Grâce aux statistiques relevées, Eurostat distingue trois groupes :
• Les pays dont les salaires minimums sont inférieurs à 500 euros (Bulgarie, Roumanie, Lituanie, Lettonie, République tchèque, Hongrie, Slovaquie, Croatie) ;
• Les salaires minimums compris entre 500 et 1 000 euros (Estonie, Pologne, Portugal, Grèce, Malte, Espagne, Slovénie) ;
• Les plus hauts salaires minimums, supérieurs à 1 000 euros par mois (Royaume-Uni, France, Irlande, Pays-Bas, Belgique, Luxembourg, Allemagne).

Issu des revendications sociales, syndicales ou politiques, le salaire minimum est érigé pour payer le travail à sa juste valeur. Ainsi les standards sociaux varient d’un état à l’autre, ce qui explique de tels contrastes. Ces standards découlent en effet d’une histoire et d’une culture propre au pays auquel l’Etat reste fidèle.
Dans 6 pays, le salaire minimum n’est pas fixé par l’Etat : Autriche, Chypre, Danemark, Finlande, Italie, Suède. Il est alors déterminé par branches (secteur d’activité) et/ou par négociations des partenaires sociaux.

Une harmonisation salariale complexe : la question du dumping social et des travailleurs détachés

La question de l’harmonisation des salaires minimums européens constitue un débat important pour l’UE. Elle soulève en effet des problématiques intrinsèques au marché unique. La libre circulation des personnes interroge de fait, la compétitivité des pays. Certains sont parfois accusés de pratiquer le « dumping social ». Ce terme « fait référence à des pratiques mises en œuvre par un pays pour inciter de nouvelles entreprises à s’installer sur son territoire, ou par une entreprise pour augmenter sa compétitivité ». Ainsi, cette pratique contreviendrait aux règles de la concurrence ou de la protection sociale des entreprises et de leurs salariés.
Un salaire minimum calculé par l’UE pourrait réguler le flux de travailleurs. Il s’appuierait sur les différences de pouvoir d’achat de chaque pays.
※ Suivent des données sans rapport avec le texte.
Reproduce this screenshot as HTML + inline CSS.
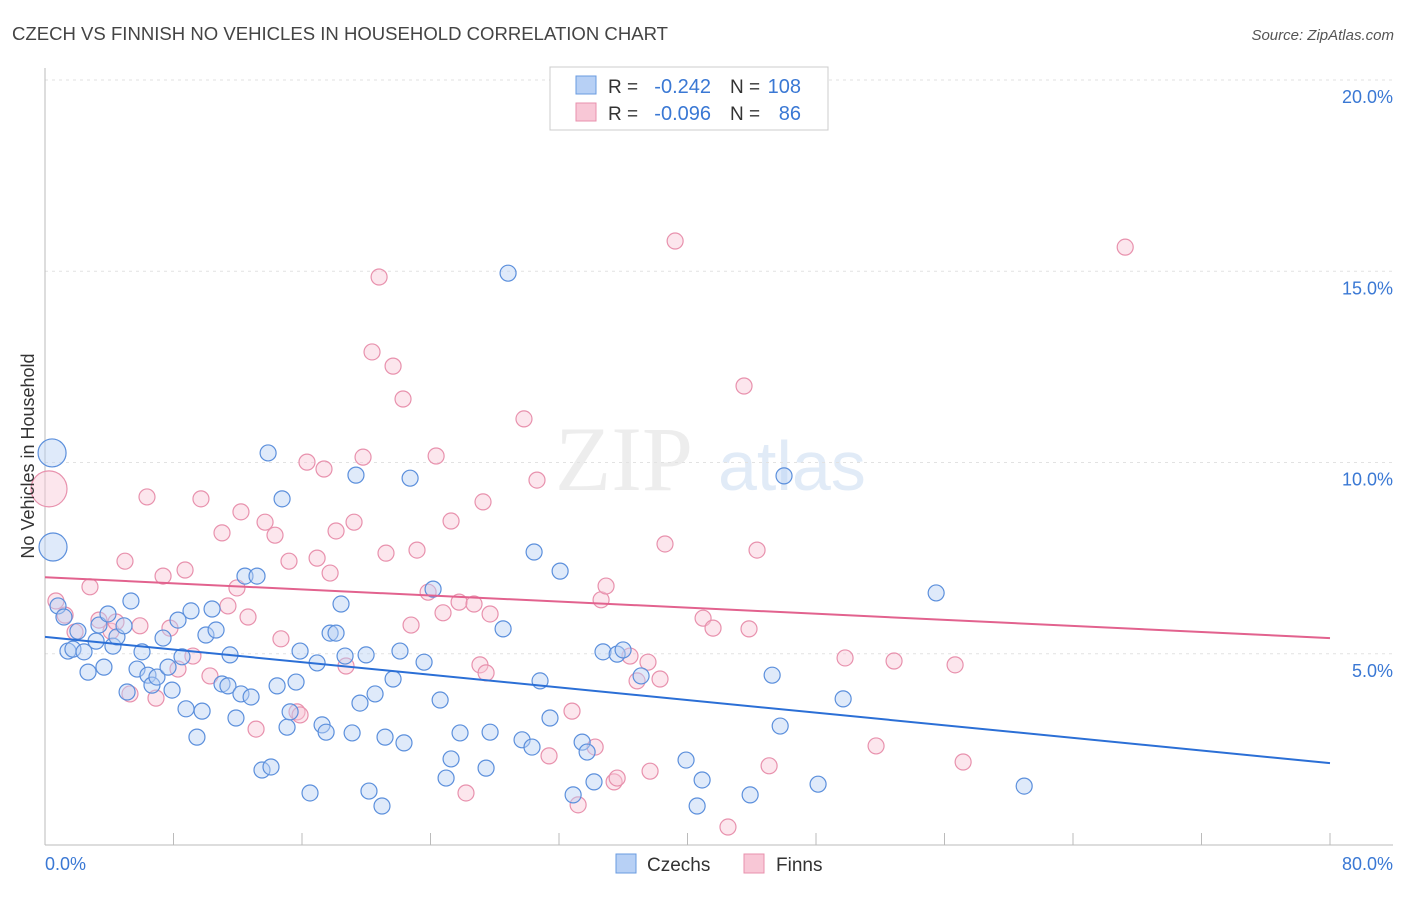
<!DOCTYPE html>
<html><head><meta charset="utf-8"><style>
body{margin:0;background:#fff;font-family:"Liberation Sans",sans-serif;}
</style></head><body>
<svg id="chart" width="1406" height="892" xmlns="http://www.w3.org/2000/svg" font-family="Liberation Sans, sans-serif">
<text x="12" y="40" font-size="18" fill="#444" textLength="656" lengthAdjust="spacingAndGlyphs">CZECH VS FINNISH NO VEHICLES IN HOUSEHOLD CORRELATION CHART</text>
<text x="1394" y="40" font-size="15" fill="#555" text-anchor="end" font-style="italic">Source: ZipAtlas.com</text>
<g opacity="0.5">
<text x="555" y="490" font-size="92" font-family="Liberation Serif, serif" fill="#ddd">ZIP</text>
<text x="718" y="490" font-size="70" fill="#c5d8f0">atlas</text>
</g>
<g id="grid"></g><g id="axes"></g><g id="marks"></g>
<text transform="translate(34,456) rotate(-90)" font-size="18" fill="#333" text-anchor="middle">No Vehicles in Household</text>
<g>
<rect x="550" y="67" width="278" height="63" fill="#fff" stroke="#ccc"/>
<rect x="576" y="76" width="20" height="18" fill="#b7d0f5" stroke="#6a9be0"/>
<rect x="576" y="103" width="20" height="18" fill="#f8c7d6" stroke="#e891ad"/>
<text x="608" y="93" font-size="19" fill="#333">R =</text>
<text x="711" y="93" font-size="20" fill="#3a78d4" text-anchor="end">-0.242</text>
<text x="730" y="93" font-size="19" fill="#333">N =</text>
<text x="801" y="93" font-size="20" fill="#3a78d4" text-anchor="end">108</text>
<text x="608" y="120" font-size="19" fill="#333">R =</text>
<text x="711" y="120" font-size="20" fill="#3a78d4" text-anchor="end">-0.096</text>
<text x="730" y="120" font-size="19" fill="#333">N =</text>
<text x="801" y="120" font-size="20" fill="#3a78d4" text-anchor="end">86</text>
</g>
<g>
<rect x="616" y="854" width="20" height="19" fill="#b7d0f5" stroke="#6a9be0"/>
<text x="647" y="871" font-size="19" fill="#333">Czechs</text>
<rect x="744" y="854" width="20" height="19" fill="#f8c7d6" stroke="#e891ad"/>
<text x="776" y="871" font-size="19" fill="#333">Finns</text>
</g>
</svg>
<script>
const blueX=[.44,.5,.81,1.18,1.43,1.74,2.05,2.43,2.68,3.18,3.36,3.67,3.92,4.23,4.48,4.92,5.11,5.35,5.73,6.04,6.41,6.66,6.97,7.35,7.66,7.91,8.28,8.53,8.78,9.09,9.46,9.78,10.02,10.4,10.65,11.02,11.39,11.52,11.89,12.2,12.45,12.83,13.2,13.89,13.51,14.07,14.45,14.76,15.07,15.26,15.63,15.88,16.5,16.94,17.25,17.5,17.75,18.12,18.43,18.68,19.12,19.36,19.61,19.99,20.17,20.55,20.98,21.17,21.67,22.1,22.35,22.73,23.6,24.16,24.6,24.97,25.28,25.84,27.46,27.71,28.52,28.83,29.7,30.32,30.45,30.82,31.44,32.07,32.88,33.44,33.75,34.18,34.74,35.62,35.99,37.11,39.91,40.6,40.91,43.9,45.27,45.77,46.01,48.13,49.69,55.48,60.96];
const blueY=[10.25,7.79,6.25,5.96,5.07,5.12,5.59,5.05,4.52,5.33,5.75,4.65,6.04,5.2,5.44,5.73,4.0,6.38,4.6,5.05,4.44,4.18,4.39,5.41,4.65,4.05,5.88,4.92,3.56,6.12,2.82,3.5,5.49,6.17,5.62,4.21,4.16,4.97,3.32,3.95,7.03,3.87,7.03,10.25,1.96,2.04,4.16,9.05,3.08,3.48,4.26,5.07,1.36,4.76,3.14,2.95,5.54,5.54,6.3,4.94,2.93,9.67,3.71,4.97,1.41,3.95,1.02,2.82,4.34,5.07,2.67,9.59,4.78,6.69,3.79,1.75,2.25,2.93,2.01,2.95,5.65,14.95,2.75,2.56,7.66,4.29,3.32,7.16,1.31,2.69,2.43,1.65,5.05,4.99,5.1,4.42,2.22,1.02,1.7,1.31,4.44,3.11,9.65,1.59,3.82,6.59,1.54];
const pinkX=[.25,.68,1.25,1.87,2.8,3.36,4.11,4.42,4.98,5.29,5.91,6.35,6.91,7.35,7.78,8.28,8.72,9.21,9.71,10.27,11.02,11.39,11.95,12.2,12.64,13.14,13.7,14.32,14.69,15.19,15.69,15.88,16.31,16.94,17.37,17.75,18.12,18.74,19.24,19.8,20.36,20.8,21.23,21.67,22.29,22.79,23.16,23.85,24.35,24.78,25.28,25.78,26.21,26.71,27.27,27.71,27.08,27.46,29.82,30.63,31.38,32.81,33.19,34.25,34.62,34.93,35.43,35.62,36.42,36.86,37.54,37.67,38.29,38.6,39.23,40.97,41.59,42.52,43.52,43.83,44.33,45.08,49.81,51.74,52.86,56.66,57.16,67.25];
const pinkY=[9.31,6.38,6.01,5.57,6.75,5.88,5.59,5.83,7.42,3.95,5.73,9.1,3.84,7.03,5.67,4.6,7.19,4.94,9.05,4.42,8.16,6.25,6.72,8.71,5.96,3.03,8.44,8.1,5.39,7.42,3.48,3.4,10.01,7.5,9.83,7.11,8.21,4.68,8.44,10.14,12.89,14.85,7.63,12.52,11.66,5.75,7.71,6.61,10.17,6.07,8.47,6.35,1.36,6.3,8.97,6.04,4.71,4.5,11.14,9.54,2.33,3.5,1.05,2.56,6.41,6.77,1.65,1.75,4.94,4.29,4.78,1.93,4.34,7.87,15.79,5.93,5.67,.47,12.0,5.65,7.71,2.07,4.89,2.59,4.81,4.71,2.17,15.63];
const trendX=[0,80];
const blueTrend=[5.44,2.14];
const pinkTrend=[7.0,5.41];
const yTicks=[5,10,15,20];
const yTickLabels=["5.0%","10.0%","15.0%","20.0%"];
const xTicks=[0,8,16,24,32,40,48,56,64,72,80];

const NS="http://www.w3.org/2000/svg";
const sx=v=>45+v*16.0625;
const sy=v=>845-v*38.25;
function mk(tag,attrs,parent){const e=document.createElementNS(NS,tag);for(const k in attrs)e.setAttribute(k,attrs[k]);document.getElementById(parent).appendChild(e);return e;}

yTicks.forEach((t,i)=>{
  const l=mk('line',{x1:45,x2:1393,y1:sy(t),y2:sy(t),stroke:'#e2e2e2','stroke-dasharray':'3,4'},'grid');
  
  
  const tx=mk('text',{x:1393,y:sy(t)+23,'font-size':18,fill:'#3a78d4','text-anchor':'end'},'axes');
  tx.textContent=yTickLabels[i];
  
  
});
const ya=mk('line',{x1:45,x2:45,y1:68,y2:845,stroke:'#bbb'},'axes');


const xa=mk('line',{x1:45,x2:1393,y1:845,y2:845,stroke:'#bbb'},'axes');


xTicks.forEach(t=>{
  const l=mk('line',{x1:sx(t),x2:sx(t),y1:833,y2:845,stroke:'#bbb'},'axes');
  
  
});
const x0=mk('text',{x:45,y:870,'font-size':18,fill:'#3a78d4'},'axes');x0.textContent='0.0%';


const x1=mk('text',{x:1393,y:870,'font-size':18,fill:'#3a78d4','text-anchor':'end'},'axes');x1.textContent='80.0%';



function pts(X,Y,fill,stroke,name){
  X.forEach((x,i)=>{
    const big=(name==='czech'&&i<2)?14:(name==='finn'&&i===0?18:8);
    const c=mk('circle',{cx:sx(x),cy:sy(Y[i]),r:big,fill:fill,'fill-opacity':0.45,stroke:stroke,'stroke-width':1.2},'marks');
    
    
  });
}
pts(pinkX,pinkY,'#f8c7d6','#e891ad','finn');
pts(blueX,blueY,'#b7d0f5','#5b8fdc','czech');
const bt=mk('line',{x1:sx(trendX[0]),y1:sy(blueTrend[0]),x2:sx(trendX[1]),y2:sy(blueTrend[1]),stroke:'#2b6fd6','stroke-width':2},'marks');


const pt=mk('line',{x1:sx(trendX[0]),y1:sy(pinkTrend[0]),x2:sx(trendX[1]),y2:sy(pinkTrend[1]),stroke:'#e2628e','stroke-width':2},'marks');


</script>
</body></html>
Aujourd’hui, on dénombre environ 500 000 travailleurs détachés dans l’UE. Ce salaire minimum aurait également pour but de réduire les écarts de standards sociaux entre pays membres.
La directive européenne concernant le détachement de travailleurs date de 1996. Elle a pour but de faciliter la circulation de la main d’œuvre au sein des Etats membres. Les travailleurs détachés y sont définis comme « « tout travailleur qui, pendant une période limitée, exécute son travail sur le territoire d’un Etat membre autre que l’Etat sur le territoire duquel il travaille habituellement ». Ainsi des droits sociaux leur sont assurés, parmi eux on retrouve le droit à toucher le salaire minimal du pays dans lequel il est détaché.
En avril 2018, le Parlement européen a révisé la directive. L’un des principes clefs érigé fut « A travail égal, salaire égal ». Ainsi désormais, le salaire du travailleur détaché doit non seulement respecter le minimum légal du pays d’accueil mais également équivaloir au salaire des travailleurs locaux. Il doit de plus intégrer les primes et indemnités associées à leur emploi.
La principale limite de cette directive concerne les cotisations sociales, qui demeurent, elles, celles du pays d’origine. Le travailleur détaché français en Roumanie continue de payer les cotisations sociales françaises en touchant son salaire roumain. Pourtant, ces cotisations s’élèvent respectivement à 45% et seulement 13%. Ce principe vise à limiter les fraudes de la part des entreprises qui détacheraient leurs travailleurs en masse dans un pays à bas coûts. Ce système est donc plus favorable aux pays dont les cotisations sont faibles. Le revenu net du travailleur détaché ne pourra ainsi être complètement égal au travailleur originaire du pays. Cette limite fragilise les effets de la réforme et illustre les difficultés d’une harmonisation communautaire.

On observe ainsi que malgré l’absence d’un consensus européen sur le salaire minimum, l’UE tente d’harmoniser l’accès à ce droit du travailleur. Les Etats membres demeurent cependant attachés à leurs particularités culturelles et sociales : le salaire minimum ne signifie pas la même chose selon les pays. Les critères pour le déterminer sont larges et dépendent en grande partie de ces mêmes particularités.
La diversité des situations économiques des pays constitue à la fois un frein pour l’harmonisation complète des salaires minimum, mais également un moteur de croissance et d’échanges économiques propres à l’UE.